Nouvel arrêt : Minot, patelin perdu du Dakota du Nord. Le voyageur : Olivier Hodasava. Un voyageur virtuel. Il arpente quotidiennement les artères du monde de Google Street View. Quand l’image saisie devient le réel ultime de la fiction commune… Pour Unidivers, l’arpenteur – qui se fait un peu géomètre – avance à la façon d’un fildefériste sur une ligne (presque) imaginaire : le 48e parallèle Nord. La latitude sur laquelle est située la ville de Rennes.
Voyager, c’est bien utile, ça fait travailler l’imagination. Tout le reste n’est que déceptions et fatigues. Notre voyage à nous est entièrement imaginaire. Voilà sa force. Il va de la vie à la mort. Hommes, bêtes, villes et choses, tout est imaginé. C’est un roman, rien qu’une histoire fictive. Littré le dit, qui ne se trompe jamais. Et puis d’abord tout le monde peut en faire autant. Il suffit de fermer les yeux. C’est de l’autre côté de la vie. (Céline, Voyage au bout de la nuit)


Mais ce jour-là, j’avais beau regarder autour de moi, j’avais beau repérer par exemple, dans une allée, une remorque bricolée par son propriétaire sur laquelle en temps normal j’aurais pu pondre des pages ou, encore, une église norvégienne qui, de loin, faisait plus penser à une pagode qu’à autre chose… J’avais beau scruter le moindre panneau, la moindre affiche, toutes ces traces urbaines qui, habituellement, constituaient pour moi de faciles déclencheurs… Là, rien.

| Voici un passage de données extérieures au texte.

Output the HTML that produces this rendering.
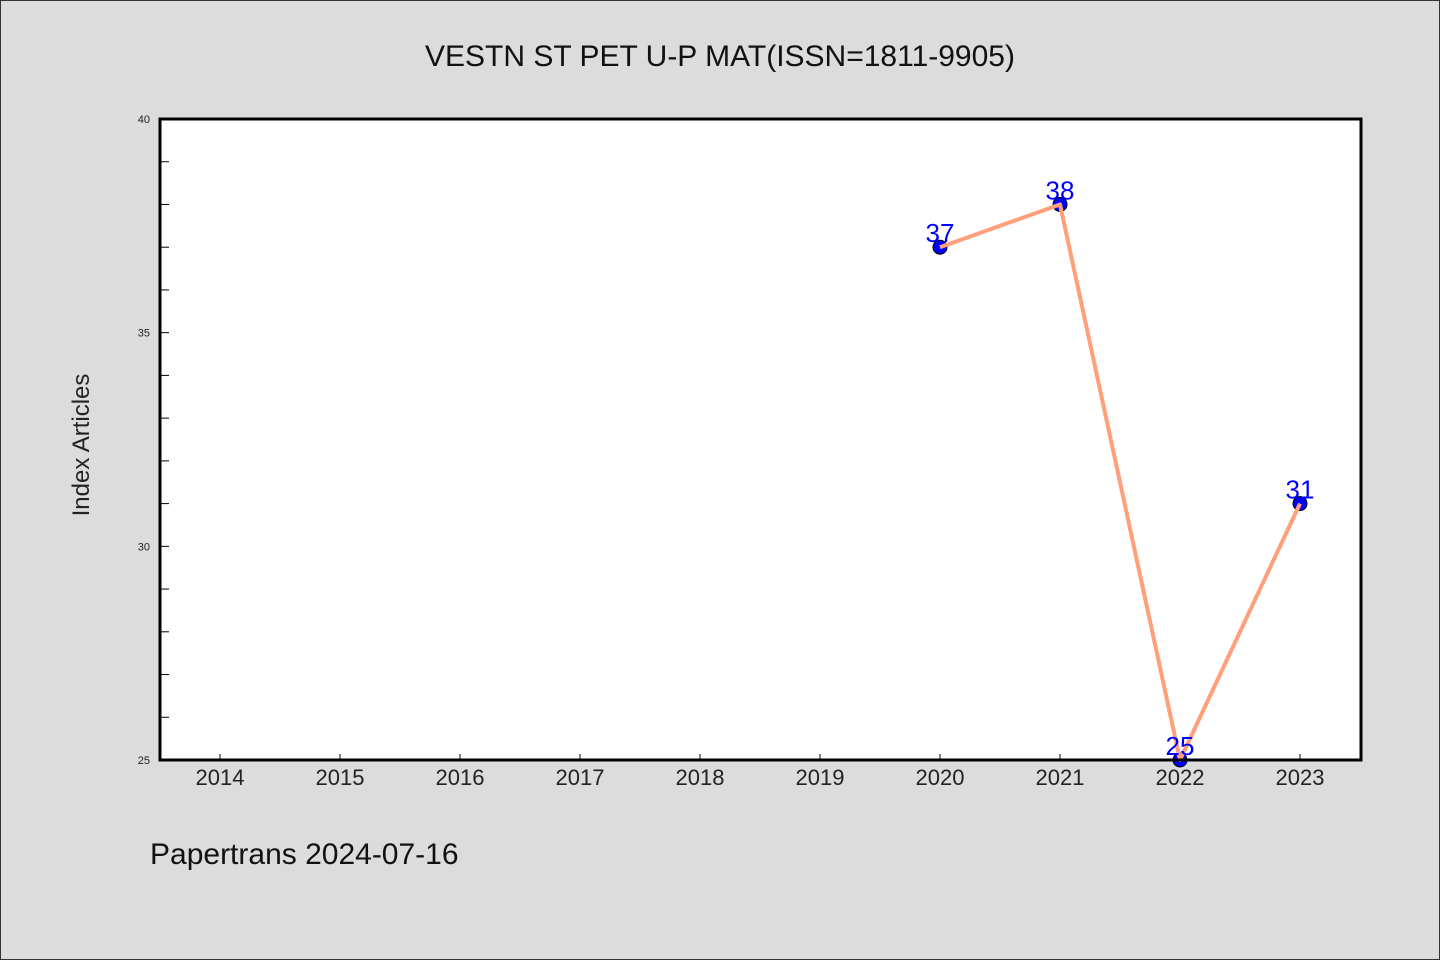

Au bout d’une demi-heure, un type s’est pointé, la quarantaine, costard-cravate. Il s’est installé à mes côtés sans me demander. Il a fallu attendre trois minutes encore avant qu’il ne se mette à parler, voix rauque, putain d’accent du coin, qu’il me dise qu’il s’appelait Mick, qu’il remarque qu’il faisait bon pour la saison, qu’il me demande si j’étais de la région ou d’ailleurs.